This time the Q&A for Barbara Cargill, the Texas State Board of Education (SBOE) chair, is administered by Texas Monthly. And just like her appearance before the Senate Nominations Committee last week (or before the Senate Education Committee the week before), I don’t think these answers are going to put to rest concern in the science community.
First off, Cargill has a hard time explaining what it was, exactly, she and the other creationists on the SBOE intended when they crammed buzzwords favored by “intelligent design” backers (terms such as “sudden appearance” and “stasis”) into the state’s public school science curriculum standards in 2009. And while Cargill is fond of touting her own credentials as a biology teacher, she’s a little fuzzy on how she would teach these concepts:
“Now remember, it’s been about 20 years since I’ve taught. I’m not sure some of these things had even been named yet. I’m pretty sure stasis is a little bit new. Oh, good heavenly days. Well, I can’t tell you exactly how I would teach them, but I would follow the curriculum standards. I would rely also on the textbook and on online sources. But I always like my students to have their textbook right there because of the activities in the book.”
The presence of “stasis” in the fossil record is not a new observation. However, the embrace of this term by the “intelligent design” movement IS a relatively new development (popularized in the two iconic ID books Of Pandas and People, published in 1989, and Icons of Evolution, published in 2002).
But a little later in the interview, Cargill remembers why stasis is so important:
“You know, look at the parts of the fossil record that have been filled in, look at the parts that scientists have filled in, look at the fossils that have been discovered from the Mesozoic era. Millions of years ago or whatever the time line is that they show. So let’s look at this fossil record and show what it says about evolution. Oh but look, right here, there may be a gap in time! Of course, seeing million of years is nothing in the geologic time frame, I’m sure. But what might be some scientific reasons why there were periods of time where there were no fossils, where fossils didn’t change, where they stayed mostly the same? So that’s what stasis is.”
Ah yes, the gaps. If Cargill intends these “gaps” to be an occasion for a balanced classroom discussion of evidence for and against the theory of punctuated equilibrium, then this might not be a cause for particular concern.

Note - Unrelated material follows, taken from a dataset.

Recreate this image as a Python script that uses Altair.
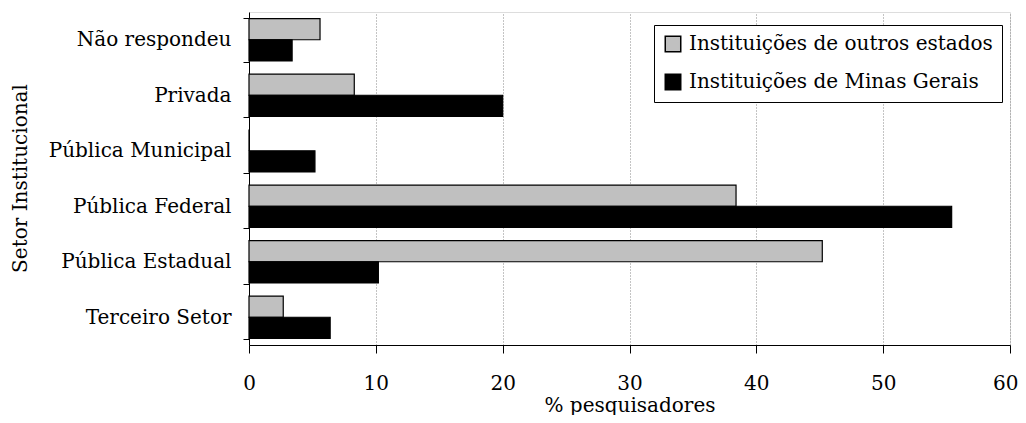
import altair as alt
import pandas as pd

categories = ["Não respondeu", "Privada", "Pública Municipal", "Pública Federal",
              "Pública Estadual", "Terceiro Setor"]
series = ["Instituições de outros estados", "Instituições de Minas Gerais"]
outros = [5.6, 8.3, 0.0, 38.4, 45.2, 2.7]
minas = [3.4, 20.0, 5.2, 55.4, 10.2, 6.4]
x_ticks = [0, 10, 20, 30, 40, 50, 60]

rows = []
for c, v in zip(categories, outros):
    rows.append({"setor": c, "grupo": series[0], "valor": v})
for c, v in zip(categories, minas):
    rows.append({"setor": c, "grupo": series[1], "valor": v})
df = pd.DataFrame(rows)

FONT = "DejaVu Serif"
FS = 20

bars = alt.Chart(df).mark_bar(stroke="black", strokeWidth=1.2).encode(
    x=alt.X("valor:Q",
            scale=alt.Scale(domain=[0, 60], nice=False),
            axis=alt.Axis(values=x_ticks, title="% pesquisadores", grid=True,
                          gridDash=[1, 2], gridColor="#888888", gridWidth=1,
                          tickSize=8, tickColor="black", domainColor="black",
                          labelPadding=20, labelFontSize=FS, labelFont=FONT,
                          labelColor="black", labelFlush=False,
                          labelAlign=alt.condition("datum.value == 60",
                                                   alt.value("right"),
                                                   alt.value("center")),
                          labelOffset=alt.condition("datum.value == 60",
                                                    alt.value(8),
                                                    alt.value(0)),
                          titleFontSize=FS, titleFont=FONT, titleFontWeight="normal",
                          titleColor="black", titleY=60, titleBaseline="middle")),
    y=alt.Y("setor:N", sort=categories,
            scale=alt.Scale(paddingInner=0.2, paddingOuter=0.1),
            axis=alt.Axis(title="Setor Institucional", tickBand="extent",
                          tickSize=6, tickColor="black", domainColor="black",
                          labelPadding=12, labelFontSize=FS, labelFont=FONT,
                          labelColor="black", grid=False, labelLimit=300,
                          titleFontSize=FS, titleFont=FONT, titleFontWeight="normal",
                          titleColor="black", titleX=-229, titleY=166,
                          titleAngle=-90, titleAlign="center",
                          titleBaseline="middle")),
    yOffset=alt.YOffset("grupo:N", sort=series,
                        scale=alt.Scale(paddingOuter=0.05)),
    color=alt.Color("grupo:N", sort=series,
                    scale=alt.Scale(domain=series, range=["#C0C0C0", "#000000"]),
                    legend=alt.Legend(title=None, orient="none", legendX=405,
                                      legendY=13, fillColor="white",
                                      strokeColor="black", padding=9,
                                      symbolType="square", symbolSize=240,
                                      symbolStrokeColor="black",
                                      symbolStrokeWidth=1.5,
                                      labelFont=FONT, labelFontSize=FS,
                                      labelColor="black", rowPadding=16,
                                      labelOffset=6, labelLimit=400)),
).properties(width=761, height=333)

chart = bars.properties(
    autosize=alt.AutoSizeParams(type="none"),
    padding={"left": 241, "top": 4, "right": 8, "bottom": 70},
).configure_view(stroke=None).configure(background="white")

chart.save("out.html", embed_options={"renderer": "svg", "actions": False})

But it seems much more likely she has the “little bit new” “intelligent design” argument in mind here, especially since she discusses it in the context of the old creationist sleight-of-hand involving micro- vs. macro-evolution:
“There are two parts to the theory of evolution. The first is microevolution, which is that all things change with time. I think we’re all in agreement with that. Macroevolution, I think, is where more of the debate comes in. That’s where the questions like ‘Where does life come from?’ and ‘What is the origin of life?’ crop up.”
(Ken Miller does a good job of dissecting this misleading and oft-repeated claim among evolution opponents.)
None of this is likely to matter in the short run. Cargill’s confirmation for another term as SBOE chair passed out of Senate Nominations Committee on Monday, and her confirmation is now pending before the full Senate. There does not seem to be a great swell of opposition in the Senate to her confirmation, perhaps because there are even more ominous possibilities for whom Gov. Rick Perry might choose to appoint in her place.
But with a once-a-decade adoption of new science textbooks looming at the SBOE this summer, the warning signs are there that Cargill is not inclined to allow evolution to go unchallenged on her watch.